Confidentiality obligations do not apply to information that is publicly available without breach, independently developed without use of confidential information, or rightfully obtained from a third party without confidentiality restriction.
12. Data Protection
To the extent we process personal data on Client's behalf, parties will cooperate in good faith to implement appropriate contractual and technical safeguards consistent with applicable law and the practical scope of services.
Client remains responsible for legal basis, notices, consents, and compliance obligations related to any personal data provided to us.
13. Warranties and Disclaimers
We warrant that services will be performed in a professional and workmanlike manner consistent with generally accepted industry practices. Except for the foregoing, services and deliverables are provided "as is" and "as available", and we disclaim all other warranties, express or implied, including merchantability, fitness for a particular purpose, non-infringement, and uninterrupted or error-free operation.
Company Apps may be updated, modified, or discontinued in whole or in part at any time, subject to applicable law and app store obligations.
14. Limitation of Liability
To the maximum extent permitted by law, in no event will either party be liable for any indirect, incidental, special, consequential, exemplary, or punitive damages, or for loss of profits, revenue, data, goodwill, or business interruption, even if advised of the possibility of such damages.

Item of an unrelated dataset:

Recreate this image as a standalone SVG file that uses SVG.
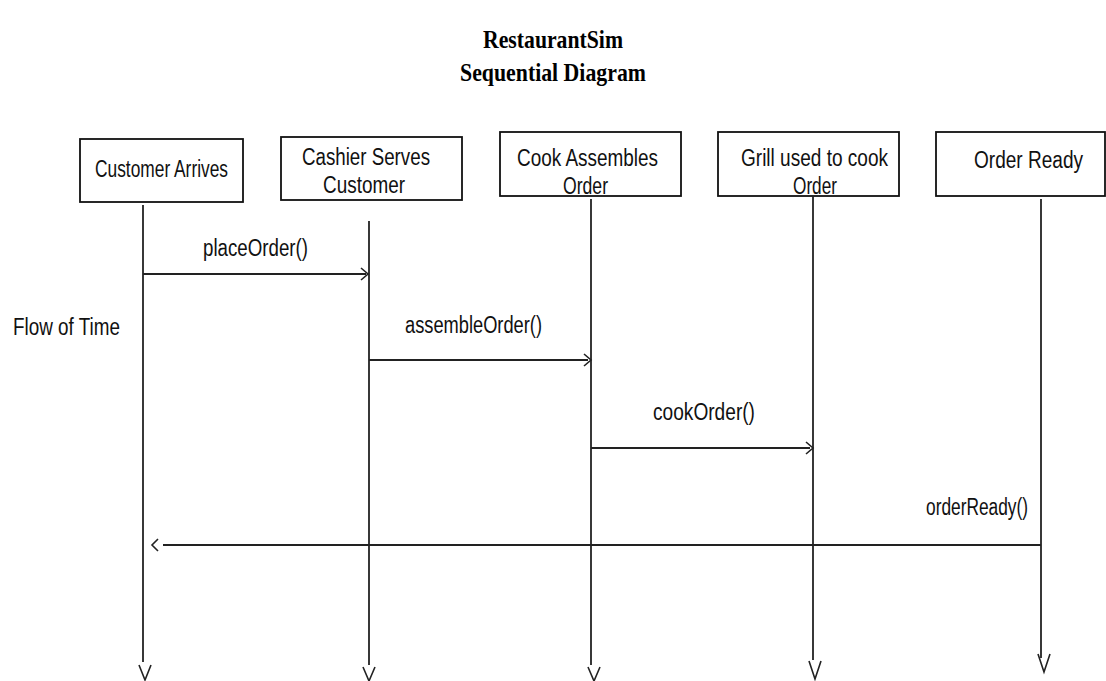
<svg xmlns="http://www.w3.org/2000/svg" width="1106" height="681" viewBox="0 0 1106 681">
<style>
.box{fill:#fff;stroke:#111;stroke-width:1.8}
.t{font-family:"Liberation Sans",Arial,sans-serif;font-size:23px;fill:#111}
.title{font-family:"Liberation Serif","Times New Roman",serif;font-size:25px;font-weight:bold;fill:#000;text-anchor:middle}
.ln{stroke:#222;stroke-width:1.8;fill:none}
.hd{stroke:#222;stroke-width:1.6;fill:none}
</style>
<rect width="1106" height="681" fill="#fff"/>
<g id="title">
<text class="title" x="553" y="48" textLength="140" lengthAdjust="spacingAndGlyphs">RestaurantSim</text>
<text class="title" x="553" y="81" textLength="186" lengthAdjust="spacingAndGlyphs">Sequential Diagram</text>
</g>
<g id="flow-label">
<text class="t" x="13" y="335" textLength="107" lengthAdjust="spacingAndGlyphs">Flow of Time</text>
</g>
<g id="customer">
<rect class="box" x="80" y="139" width="163" height="63"/>
<text class="t" x="95" y="177" textLength="133" lengthAdjust="spacingAndGlyphs">Customer Arrives</text>
</g>
<g id="cashier">
<rect class="box" x="281" y="137" width="181" height="63"/>
<text class="t" x="302" y="165" textLength="128" lengthAdjust="spacingAndGlyphs">Cashier Serves</text>
<text class="t" x="323" y="193" textLength="82" lengthAdjust="spacingAndGlyphs">Customer</text>
</g>
<g id="cook">
<rect class="box" x="500" y="132" width="181" height="64"/>
<text class="t" x="517" y="166" textLength="141" lengthAdjust="spacingAndGlyphs">Cook Assembles</text>
<text class="t" x="563" y="194" textLength="45" lengthAdjust="spacingAndGlyphs">Order</text>
</g>
<g id="grill">
<rect class="box" x="718" y="132" width="181" height="64"/>
<text class="t" x="741" y="166" textLength="147" lengthAdjust="spacingAndGlyphs">Grill used to cook</text>
<text class="t" x="793" y="194" textLength="44" lengthAdjust="spacingAndGlyphs">Order</text>
</g>
<g id="ready">
<rect class="box" x="936" y="132" width="169" height="64"/>
<text class="t" x="974" y="168" textLength="109" lengthAdjust="spacingAndGlyphs">Order Ready</text>
</g>
<g id="connectors">
<line class="ln" x1="143" y1="205" x2="143" y2="662"/>
<polyline class="hd" points="139,665 145,680 151,665"/>
<line class="ln" x1="369" y1="221" x2="369" y2="665"/>
<polyline class="hd" points="363,667 369,681 375,667"/>
<line class="ln" x1="591" y1="199" x2="591" y2="665"/>
<polyline class="hd" points="588,667 594,681 600,667"/>
<line class="ln" x1="813" y1="196" x2="813" y2="660"/>
<polyline class="hd" points="809,661 815,679 821,661"/>
<line class="ln" x1="1041" y1="199" x2="1041" y2="658"/>
<polyline class="hd" points="1038,654 1044,672 1050,654"/>

<line class="ln" x1="143" y1="274" x2="366" y2="274"/>
<polyline class="hd" points="361,268 368,274 361,280"/>
<line class="ln" x1="369" y1="360" x2="588" y2="360"/>
<polyline class="hd" points="584,354 591,360 584,366"/>
<line class="ln" x1="591" y1="448" x2="810" y2="448"/>
<polyline class="hd" points="806,442 813,448 806,454"/>
<line class="ln" x1="1041" y1="545" x2="163" y2="545"/>
<polyline class="hd" points="158,539 152,545 158,551"/>
</g>
<g id="labels">
<text class="t" x="203" y="256" textLength="105" lengthAdjust="spacingAndGlyphs">placeOrder()</text>
<text class="t" x="405" y="333" textLength="137" lengthAdjust="spacingAndGlyphs">assembleOrder()</text>
<text class="t" x="653" y="420" textLength="102" lengthAdjust="spacingAndGlyphs">cookOrder()</text>
<text class="t" x="926" y="515" textLength="102" lengthAdjust="spacingAndGlyphs">orderReady()</text>
</g>
</svg>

To the maximum extent permitted by law, each party's total cumulative liability arising out of or related to the services will not exceed the amounts paid or payable by Client to Company under the applicable SOW during the twelve (12) months immediately preceding the event giving rise to the claim.
15. Indemnification
Client will indemnify and hold harmless Company and its personnel from third-party claims, losses, and expenses arising from Client content, Client instructions, Client-provided materials, or Client's breach of these Terms or applicable law.
16. Termination
Either party may terminate an active engagement for material breach if such breach remains uncured after written notice and a commercially reasonable cure period. Upon termination, Client will pay for all work performed, commitments made, and approved expenses incurred up to the termination effective date.
17. Force Majeure
Neither party will be liable for delay or failure to perform caused by events beyond reasonable control, including natural disasters, acts of government, labor disruptions, internet or cloud outages, cyber incidents by third parties, and failures of telecommunications or infrastructure providers.
18. Publicity
Unless prohibited by a signed agreement, we may identify Client name and logo in factual client lists. Any detailed case study, metrics, or confidential information requires prior written approval.
19. Governing Law and Dispute Resolution
These Terms are governed by applicable law as agreed in the signed project agreement. Parties agree to attempt good-faith negotiation prior to commencing formal legal proceedings. Nothing limits either party from seeking urgent injunctive or equitable relief.
20. Miscellaneous
- Entire Agreement: These Terms and signed project documents form the complete agreement regarding the relevant services.
- Order of Precedence: In conflict, signed SOW or MSA terms control over this general website policy.
- Assignment: Client may not assign rights or obligations without prior written consent, except as part of a merger or sale of substantially all assets.
- Severability: If any provision is unenforceable, remaining provisions remain in effect.
- Waiver: Failure to enforce any right is not a waiver of that right.
- Notices: Legal notices must be sent to designated business contacts in writing.